ROANOKE TIMES

                         Roanoke Times
                 Copyright (c) 1995, Landmark Communications, Inc.

DATE: WEDNESDAY, September 6, 1995                   TAG: 9509060075
SECTION: VIRGINIA                    PAGE: C-3   EDITION: METRO 
SOURCE: LAURENCE HAMMACK STAFF WRITER
DATELINE:                                 LENGTH: Medium


ROANOKE YOUTH, 14, INDICTED UNDER NEW JUVENILE-OFFENDER LAW

Davon Antonio Anderson, accused Tuesday in connection with attacks on two men in Old Southwest, is the first 14-year-old to be indicted as an adult in Roanoke under a new law cracking down on juvenile crime.

A grand jury indicted Anderson on charges of aggravated malicious wounding in connection with the May 3 attack on Roger Boothe, who was beaten to the ground and stomped in the head outside a Mountain Avenue convenience store.
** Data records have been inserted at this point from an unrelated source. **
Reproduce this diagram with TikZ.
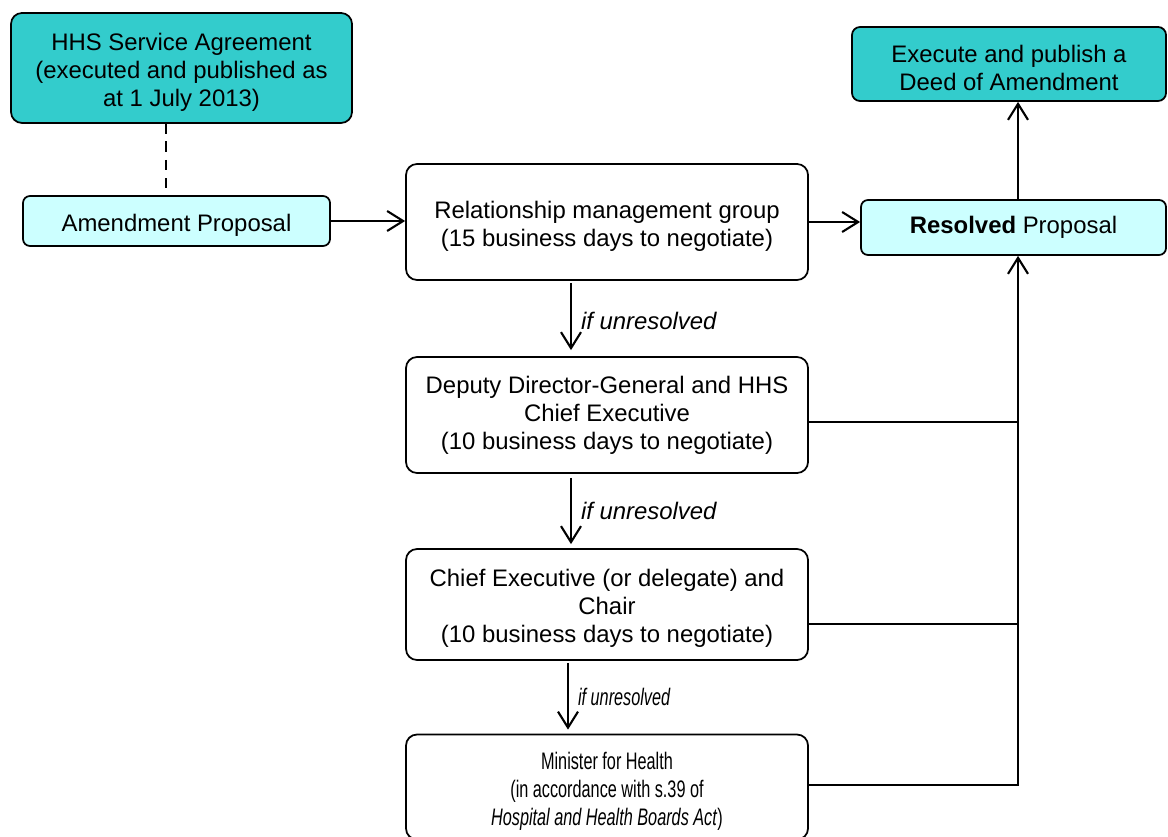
\documentclass[tikz,border=0pt]{standalone}
\usepackage{fontspec}
\setmainfont{Liberation Sans}
\newfontfamily\narrowfont[FakeStretch=0.68]{Liberation Sans}
\usetikzlibrary{arrows.meta,calc}
\definecolor{teal1}{HTML}{33CCCC}
\definecolor{cyan1}{HTML}{CCFFFF}
\newcommand\dn{\rule{0pt}{14.5pt}}
\begin{document}
\begin{tikzpicture}[x=0.02cm,y=-0.02cm,
  every node/.style={font=\fontsize{13.6}{15.9}\selectfont},
  box/.style={draw, line width=1pt, rounded corners=0.22cm, align=center, inner sep=0pt},
  darkbox/.style={box, fill=teal1},
  lightbox/.style={box, fill=cyan1, rounded corners=0.14cm},
  conn/.style={line width=1.2pt},
  arr/.style={conn, -{Straight Barb[length=0.32cm,width=0.4cm,line width=1.2pt]}},
  lbl/.style={font=\fontsize{13.6}{15.9}\selectfont\itshape, anchor=west, inner sep=0pt}
]
\useasboundingbox (0,0) rectangle (1168,837);

\node[darkbox, minimum width=0.02cm*341, minimum height=0.02cm*110] (hhs) at (181.5,68)
  {\dn HHS Service Agreement\\(executed and published as\\at 1 July 2013)};
\node[lightbox, minimum width=0.02cm*307, minimum height=0.02cm*50] (amend) at (176.5,221)
  {\dn Amendment Proposal};
\node[box, minimum width=0.02cm*402, minimum height=0.02cm*116] (rmg) at (607,222)
  {\dn Relationship management group\\(15 business days to negotiate)};
\node[lightbox, minimum width=0.02cm*305, minimum height=0.02cm*55] (res) at (1013.5,227.5)
  {\textbf{Resolved} Proposal};
\node[darkbox, rounded corners=0.16cm, minimum width=0.02cm*314, minimum height=0.02cm*74] (exec) at (1009,64)
  {\dn Execute and publish a\\Deed of Amendment};
\node[box, minimum width=0.02cm*402, minimum height=0.02cm*116] (ddg) at (607,415)
  {Deputy Director-General and HHS\\Chief Executive\\(10 business days to negotiate)};
\node[box, minimum width=0.02cm*402, minimum height=0.02cm*111] (ce) at (607,604.5)
  {\dn Chief Executive (or delegate) and\\Chair\\(10 business days to negotiate)};
\node[box, minimum width=0.02cm*402, minimum height=0.02cm*105, font=\narrowfont\fontsize{13.6}{15.9}\selectfont] (min) at (607,787)
  {\dn Minister for Health\\(in accordance with s.39 of\\\textit{Hospital and Health Boards Act})};

\coordinate (d1) at (166,123);
\coordinate (d2) at (166,188);
\draw[conn, line width=1.3pt, dash pattern=on 6pt off 4.5pt] (d1) -- (d2);

\coordinate (bus) at (1018,785);
\coordinate (up) at (1018,200);

\draw[arr] (amend.east) -- (amend.east -| rmg.west);
\draw[arr] (rmg.east) -- (rmg.east -| res.west);
\draw[arr] (up) -- (up |- exec.south);

\draw[arr, shorten <=0.04cm, shorten >=0.12cm] ($(rmg.south)+(-36,0)$) -- ($(ddg.north)+(-36,0)$)
  node[lbl, midway, xshift=0.18cm, yshift=-0.05cm] {if unresolved};
\draw[arr, shorten <=0.08cm, shorten >=0.08cm] ($(ddg.south)+(-36,0)$) -- ($(ce.north)+(-36,0)$)
  node[lbl, midway, xshift=0.18cm] {if unresolved};
\draw[arr, shorten <=0.04cm, shorten >=0.08cm] ($(ce.south)+(-39,0)$) -- ($(min.north)+(-39,0)$)
  node[lbl, midway, xshift=0.18cm, font=\narrowfont\fontsize{13.6}{15.9}\selectfont\itshape] {if unresolved};

\draw[conn] (ddg.east |- 0,422) -- (bus |- 0,422);
\draw[conn] (ce.east |- 0,624) -- (bus |- 0,624);
\draw[arr] (min.east |- bus) -- (bus) -- (bus |- res.south);
\end{tikzpicture}
\end{document}
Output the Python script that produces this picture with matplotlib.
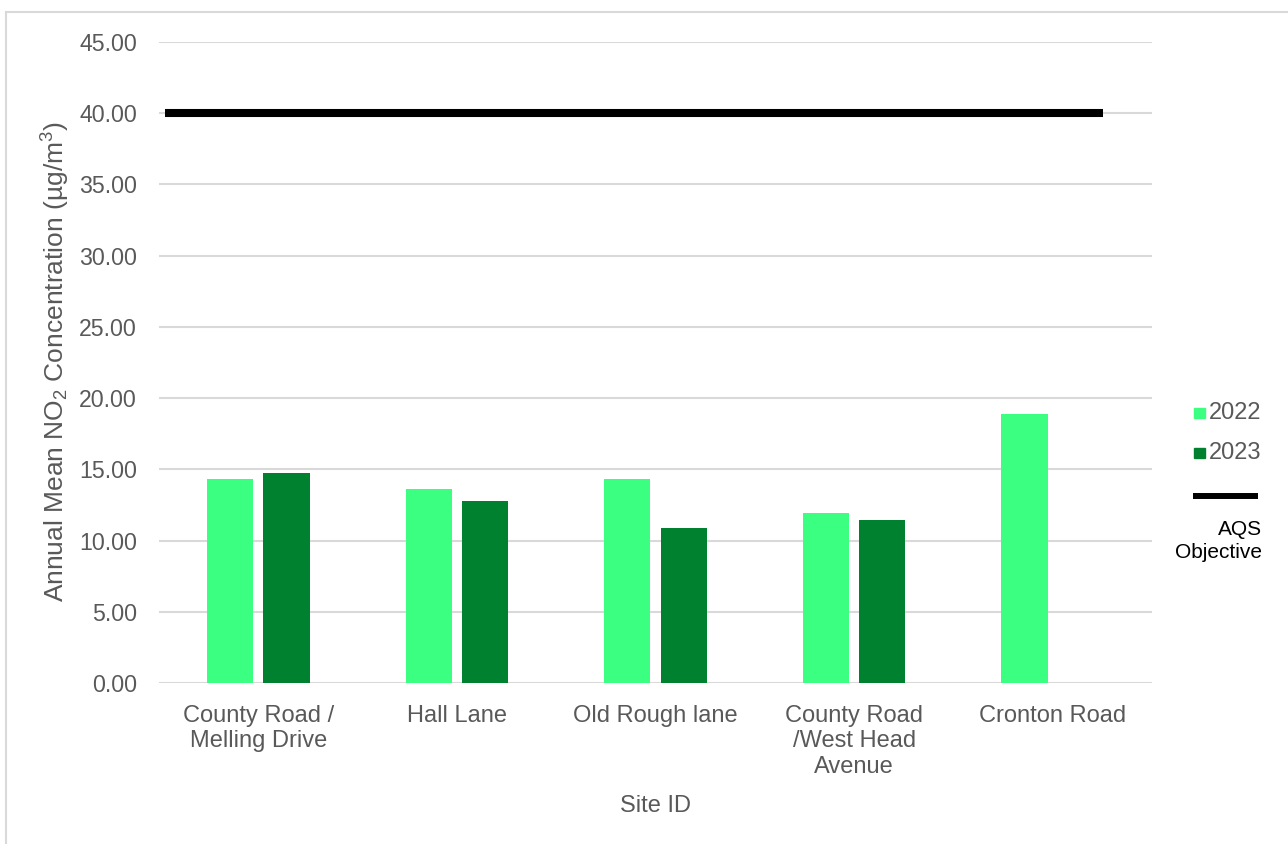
import matplotlib
matplotlib.use("Agg")
import matplotlib.pyplot as plt
import numpy as np
from matplotlib.lines import Line2D
from matplotlib.patches import Rectangle

# Annual mean NO2 by diffusion-tube site
sites = ["County Road /\nMelling Drive", "Hall Lane", "Old Rough lane",
         "County Road\n/West Head\nAvenue", "Cronton Road"]
no2_2022 = [14.34, 13.62, 14.30, 11.93, 18.85]
no2_2023 = [14.76, 12.75, 10.90, 11.44, np.nan]
aqs_objective = 40.0
y_ticks = [0, 5, 10, 15, 20, 25, 30, 35, 40, 45]
series_labels = ["2022", "2023"]

TEXT = "#595959"
GRID = "#d9d9d9"
C2022 = "#3bff80"
C2023 = "#00812f"

plt.rcParams["font.family"] = ["Liberation Sans", "DejaVu Sans"]
plt.rcParams["mathtext.fontset"] = "custom"
plt.rcParams["mathtext.rm"] = "Liberation Sans"
plt.rcParams["mathtext.it"] = "Liberation Sans:italic"
plt.rcParams["mathtext.bf"] = "Liberation Sans:bold"

W, H = 1288, 844
fig = plt.figure(figsize=(W / 100, H / 100), dpi=100)
fig.patch.set_facecolor("white")

# plot area in pixel terms
left, right, top, bottom = 159, 1152, 42, 683
ax = fig.add_axes([left / W, 1 - bottom / H, (right - left) / W, (bottom - top) / H])

x = np.arange(len(sites))
bw = 0.232
off = 0.142
v22 = np.array(no2_2022, dtype=float)
v23 = np.array(no2_2023, dtype=float)
ax.bar(x - off, v22, width=bw, color=C2022, zorder=3, label=series_labels[0])
m = ~np.isnan(v23)
ax.bar(x[m] + off, v23[m], width=bw, color=C2023, zorder=3, label=series_labels[1])

# objective line
ax.axhline(aqs_objective, xmin=0.006, xmax=0.951, color="black", lw=5.8,
           solid_capstyle="butt", zorder=4)

ax.set_xlim(-0.5, len(sites) - 0.5)
ax.set_ylim(0, 45)
ax.set_yticks(y_ticks)
ax.set_yticklabels([f"{t:.2f}" for t in y_ticks])
ax.set_xticks(x)
ax.set_xticklabels(sites, linespacing=1.22)
ax.yaxis.grid(True, color=GRID, lw=1.5, zorder=0)
ax.set_axisbelow(True)
for s in ax.spines.values():
    s.set_visible(False)
ax.tick_params(axis="both", length=0, colors=TEXT)
ax.tick_params(axis="y", pad=16, labelsize=16.7)
ax.tick_params(axis="x", pad=15.5, labelsize=17)

ax.set_xlabel("Site ID", fontsize=17, color=TEXT, va="center")
ax.xaxis.set_label_coords(0.5, (bottom - 806) / (bottom - top))
ax.set_ylabel("Annual Mean NO$_2$ Concentration (\u00b5g/m$^3$)", fontsize=19,
              color=TEXT, va="center")
ax.yaxis.set_label_coords((56 - left) / (right - left), (bottom - 362) / (bottom - top))

# legend, laid out in pixel coordinates on the right
def fx(px):
    return px / W

def fy(py):
    return 1 - py / H

for col, lab, cy in [(C2022, series_labels[0], 413), (C2023, series_labels[1], 453)]:
    fig.patches.append(Rectangle((fx(1194), fy(cy + 5)), 11 / W, 10 / H,
                                 transform=fig.transFigure, color=col))
    fig.text(fx(1209), fy(cy), lab, fontsize=17, color=TEXT, va="center", ha="left")
fig.lines.append(Line2D([fx(1193), fx(1258)], [fy(495.5), fy(495.5)], color="black",
                        lw=4.3, solid_capstyle="butt", transform=fig.transFigure))
fig.text(fx(1262), fy(541), "AQS\nObjective", fontsize=15, color="black",
         ha="right", va="center", multialignment="right", linespacing=1.22)

# chart frame
fig.lines.append(Line2D([fx(6), fx(6)], [fy(12), 0], color=GRID, lw=1.5,
                        transform=fig.transFigure))
fig.lines.append(Line2D([fx(6), 1], [fy(12), fy(12)], color=GRID, lw=1.5,
                        transform=fig.transFigure))

fig.savefig("out.png", dpi=100)
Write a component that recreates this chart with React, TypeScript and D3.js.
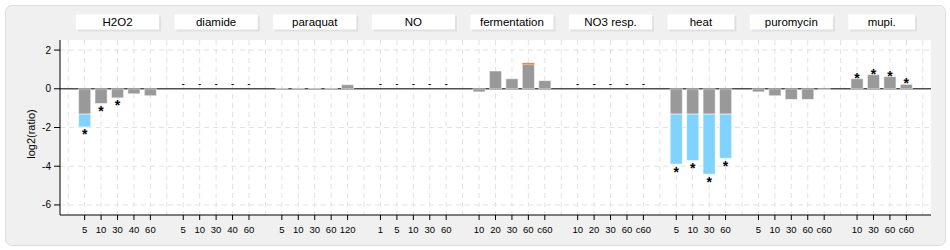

The beating left Boothe in a coma for several weeks, and prosecutors say the 39-year-old suffered head injuries that likely will leave him permanently disabled.

Another teen-ager, 17-year-old Leo A. Harper, also was indicted Tuesday in the attack on Boothe.

The two youths also were indicted in connection with an attack several hours earlier in which another Old Southwest Roanoke resident was beaten in the head with a metal pipe after he answered a knock on his door.

Taking advantage of a new law that lowers the minimum age at which a juvenile can be tried as an adult from 15 to 14, Assistant Commonwealth's Attorney Wanda DeWease had asked that Anderson's case be transferred to Circuit Court for an adult trial.

A judge in Juvenile and Domestic Relations Court ruled in June that Anderson and Harper should be treated as juveniles, but a circuit judge reversed the decision after prosecutors appealed.

Anderson is the first 14-year-old in Roanoke to be indicted under the new law, and one of only a handful statewide.

The law lowering the minimum age for juveniles to be tried as adults was enacted last year by the General Assembly when legislators were being asked to take more punitive steps in dealing with a juvenile crime problem that some say is growing out of control.